December 23, 1914 [SBMP]: “Motor Ship with $1,250,000 Cargo on Ledge Thirty Miles From Where isthmian Grounded. San Diego.—Dec. 22.—The Danish motor ship Malakka with a $1,250,000 cargo late tonight was still fast on the rock ledge at the northwestern end of Bird Rock off Natividad Island. The Malakka has been left to her fate, for a few days at least, as the steamer Arizonan, which stood by to lend aid all last night and part of today, has proceeded down the coast. The captain of the Malakka has asked that a salvage steamer and an underwriting expert be sent to his aid at once. The only salvage steamer available is the Iaqua, now at Ventura endeavoring to lift the steam schooner Coos Bay. The Malakka grounded Friday night. The first mate, who left the motor ship in one of her long boats with a party of sailors, to row to the nearest telegraph station at San Quentin, 130 miles distant, has not been heard from since he left Bird Rock Saturday morning, and it is probably the entire party was lost, as an unusually heavy sea has been running the last few days between Natividad and the mainland, according to the masters of vessels arriving from the south. Shipping men are calling attention to the remarkable coincident of two large ocean freighters being swept practically 50 miles off their course and striking a ledge within 30 miles of each other. The Isthmian grounded on San Benito Island Friday morning, and the Malakka but a few hours later, both during a terrific sea and a violent gale.”
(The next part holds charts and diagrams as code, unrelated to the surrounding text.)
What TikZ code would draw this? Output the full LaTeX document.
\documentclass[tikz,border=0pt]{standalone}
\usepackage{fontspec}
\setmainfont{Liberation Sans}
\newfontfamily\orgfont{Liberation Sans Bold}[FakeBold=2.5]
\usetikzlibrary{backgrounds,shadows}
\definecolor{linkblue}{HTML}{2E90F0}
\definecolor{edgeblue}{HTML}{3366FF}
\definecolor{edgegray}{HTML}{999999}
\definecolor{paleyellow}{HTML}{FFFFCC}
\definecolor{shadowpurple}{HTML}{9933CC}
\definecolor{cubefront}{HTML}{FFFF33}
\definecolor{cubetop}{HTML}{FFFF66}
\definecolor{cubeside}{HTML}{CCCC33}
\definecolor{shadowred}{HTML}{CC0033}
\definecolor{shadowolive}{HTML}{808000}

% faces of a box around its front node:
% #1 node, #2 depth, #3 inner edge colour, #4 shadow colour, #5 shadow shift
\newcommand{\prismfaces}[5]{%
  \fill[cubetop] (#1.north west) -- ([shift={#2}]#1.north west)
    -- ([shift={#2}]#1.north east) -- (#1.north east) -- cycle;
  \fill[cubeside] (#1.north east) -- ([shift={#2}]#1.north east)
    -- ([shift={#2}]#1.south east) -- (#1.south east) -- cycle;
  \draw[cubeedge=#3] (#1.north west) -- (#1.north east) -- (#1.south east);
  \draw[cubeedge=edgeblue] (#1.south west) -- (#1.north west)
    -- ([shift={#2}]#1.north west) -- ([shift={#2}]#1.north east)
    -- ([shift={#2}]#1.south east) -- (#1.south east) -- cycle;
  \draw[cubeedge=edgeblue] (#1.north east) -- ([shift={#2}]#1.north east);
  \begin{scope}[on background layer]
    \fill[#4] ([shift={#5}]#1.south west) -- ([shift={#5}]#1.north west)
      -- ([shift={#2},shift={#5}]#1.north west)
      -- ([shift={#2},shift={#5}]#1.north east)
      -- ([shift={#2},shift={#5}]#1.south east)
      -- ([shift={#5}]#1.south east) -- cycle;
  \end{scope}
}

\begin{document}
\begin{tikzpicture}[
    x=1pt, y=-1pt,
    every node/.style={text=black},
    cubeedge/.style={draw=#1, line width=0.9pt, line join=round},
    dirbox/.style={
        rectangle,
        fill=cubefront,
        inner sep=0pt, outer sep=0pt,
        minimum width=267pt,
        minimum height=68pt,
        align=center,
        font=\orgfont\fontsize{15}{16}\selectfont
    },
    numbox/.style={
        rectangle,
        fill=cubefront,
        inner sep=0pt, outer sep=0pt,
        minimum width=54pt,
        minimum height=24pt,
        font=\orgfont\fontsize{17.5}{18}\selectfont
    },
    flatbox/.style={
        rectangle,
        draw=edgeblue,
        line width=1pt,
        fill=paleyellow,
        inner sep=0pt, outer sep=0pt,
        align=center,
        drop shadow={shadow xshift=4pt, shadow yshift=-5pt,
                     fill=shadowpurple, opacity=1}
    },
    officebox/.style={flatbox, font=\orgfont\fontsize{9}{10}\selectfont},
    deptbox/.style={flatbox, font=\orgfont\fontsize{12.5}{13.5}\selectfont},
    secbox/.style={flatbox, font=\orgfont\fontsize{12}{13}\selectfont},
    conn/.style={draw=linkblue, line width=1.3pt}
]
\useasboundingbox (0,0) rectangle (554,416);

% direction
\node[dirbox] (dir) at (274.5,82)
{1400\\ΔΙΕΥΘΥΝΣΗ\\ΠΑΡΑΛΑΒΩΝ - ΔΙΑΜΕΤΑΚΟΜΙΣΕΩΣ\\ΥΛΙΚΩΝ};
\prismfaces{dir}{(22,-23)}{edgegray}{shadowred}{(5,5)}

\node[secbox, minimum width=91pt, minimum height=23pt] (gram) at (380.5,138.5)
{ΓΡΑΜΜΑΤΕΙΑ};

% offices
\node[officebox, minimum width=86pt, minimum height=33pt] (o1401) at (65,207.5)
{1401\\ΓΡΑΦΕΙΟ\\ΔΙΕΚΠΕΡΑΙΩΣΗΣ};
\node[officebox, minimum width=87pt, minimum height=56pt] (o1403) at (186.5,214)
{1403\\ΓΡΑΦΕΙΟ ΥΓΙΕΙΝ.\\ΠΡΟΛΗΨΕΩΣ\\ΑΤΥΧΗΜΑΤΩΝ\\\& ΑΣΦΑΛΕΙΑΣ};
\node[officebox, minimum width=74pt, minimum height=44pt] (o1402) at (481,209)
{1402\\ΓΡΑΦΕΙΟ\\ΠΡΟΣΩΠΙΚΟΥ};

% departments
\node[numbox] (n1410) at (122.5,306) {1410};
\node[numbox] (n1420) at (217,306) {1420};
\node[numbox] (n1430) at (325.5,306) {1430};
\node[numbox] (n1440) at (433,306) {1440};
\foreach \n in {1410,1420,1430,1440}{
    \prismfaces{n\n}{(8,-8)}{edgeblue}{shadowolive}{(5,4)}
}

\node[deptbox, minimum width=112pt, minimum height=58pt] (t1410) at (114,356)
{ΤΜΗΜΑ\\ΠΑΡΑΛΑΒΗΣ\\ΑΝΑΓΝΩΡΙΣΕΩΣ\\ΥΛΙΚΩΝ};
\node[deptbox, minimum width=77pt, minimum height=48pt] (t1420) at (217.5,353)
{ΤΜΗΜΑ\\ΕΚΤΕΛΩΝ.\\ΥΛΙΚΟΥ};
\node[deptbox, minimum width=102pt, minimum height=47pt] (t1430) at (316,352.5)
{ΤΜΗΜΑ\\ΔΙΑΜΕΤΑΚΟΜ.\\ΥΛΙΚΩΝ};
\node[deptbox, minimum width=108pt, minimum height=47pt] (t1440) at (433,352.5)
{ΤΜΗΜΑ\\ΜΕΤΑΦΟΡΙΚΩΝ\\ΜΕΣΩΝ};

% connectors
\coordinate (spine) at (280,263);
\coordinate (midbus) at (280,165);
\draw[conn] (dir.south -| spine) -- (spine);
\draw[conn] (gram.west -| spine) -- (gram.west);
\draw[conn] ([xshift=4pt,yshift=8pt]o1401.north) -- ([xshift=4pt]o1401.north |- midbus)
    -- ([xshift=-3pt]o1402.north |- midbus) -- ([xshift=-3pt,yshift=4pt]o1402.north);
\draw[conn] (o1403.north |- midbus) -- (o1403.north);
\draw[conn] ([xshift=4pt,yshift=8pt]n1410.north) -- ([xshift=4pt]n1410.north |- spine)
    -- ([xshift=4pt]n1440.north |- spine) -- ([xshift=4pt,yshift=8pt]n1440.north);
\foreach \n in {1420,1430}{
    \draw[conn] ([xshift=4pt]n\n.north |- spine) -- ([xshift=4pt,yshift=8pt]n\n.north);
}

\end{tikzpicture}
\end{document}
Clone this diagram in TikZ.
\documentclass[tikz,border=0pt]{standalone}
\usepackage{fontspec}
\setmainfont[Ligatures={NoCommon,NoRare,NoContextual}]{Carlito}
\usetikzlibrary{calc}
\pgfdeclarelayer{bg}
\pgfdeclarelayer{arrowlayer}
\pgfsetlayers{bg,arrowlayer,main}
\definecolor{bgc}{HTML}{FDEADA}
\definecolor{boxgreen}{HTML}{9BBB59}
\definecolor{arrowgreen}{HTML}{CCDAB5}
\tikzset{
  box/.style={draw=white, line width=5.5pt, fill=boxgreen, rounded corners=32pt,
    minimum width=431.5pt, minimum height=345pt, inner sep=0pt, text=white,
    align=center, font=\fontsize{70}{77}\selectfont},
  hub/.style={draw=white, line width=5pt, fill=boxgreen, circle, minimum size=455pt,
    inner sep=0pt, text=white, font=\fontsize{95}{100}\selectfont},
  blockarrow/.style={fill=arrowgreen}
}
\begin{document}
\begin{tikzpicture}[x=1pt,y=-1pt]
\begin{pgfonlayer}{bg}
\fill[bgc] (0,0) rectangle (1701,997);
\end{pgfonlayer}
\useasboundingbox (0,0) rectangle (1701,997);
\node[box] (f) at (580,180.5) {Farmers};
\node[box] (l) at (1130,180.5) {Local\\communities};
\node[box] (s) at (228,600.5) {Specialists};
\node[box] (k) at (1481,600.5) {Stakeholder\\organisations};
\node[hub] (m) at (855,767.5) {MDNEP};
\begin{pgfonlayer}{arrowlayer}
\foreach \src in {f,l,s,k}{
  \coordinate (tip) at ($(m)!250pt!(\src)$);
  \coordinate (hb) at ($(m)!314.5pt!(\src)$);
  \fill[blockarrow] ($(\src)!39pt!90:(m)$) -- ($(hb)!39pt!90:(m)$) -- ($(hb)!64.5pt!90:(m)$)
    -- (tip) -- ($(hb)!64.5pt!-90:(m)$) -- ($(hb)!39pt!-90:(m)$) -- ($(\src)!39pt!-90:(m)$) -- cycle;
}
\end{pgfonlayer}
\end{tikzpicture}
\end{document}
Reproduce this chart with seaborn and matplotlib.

February 14, 1919 [San Pedro News Pilot]: “Schooner Puts Out with Motley Crew. San Diego, Feb. 14.—The power schooner Newark sailed from here today for Lower California ports with one of the motliest crews that ever manned a ship. In the lot are two acrobats, two barbers, one automobile salesman, a drug clerk and a street sweeper from San Pedro and San Diego. The schooner will go to Natividad Island for guano. The skipper hopes for a successful voyage with his crew.”


December 27, 1920 [San Bernardino Sun]: “Storm Keeps Two Vessels From Christmas in Port. San Diego, Dec. 26.—Stormy weather on the Lower California coast prevented at least two vessels from making this port in time for Christmas. They are the motorship Gryme and the power schooner Jennie Griffin. The latter was reported yesterday at Ensenada en route here from Natividad Island. The Gryme, from Ascuncion Island, has not been reported here in two weeks. Both vessels are carrying guano cargoes.”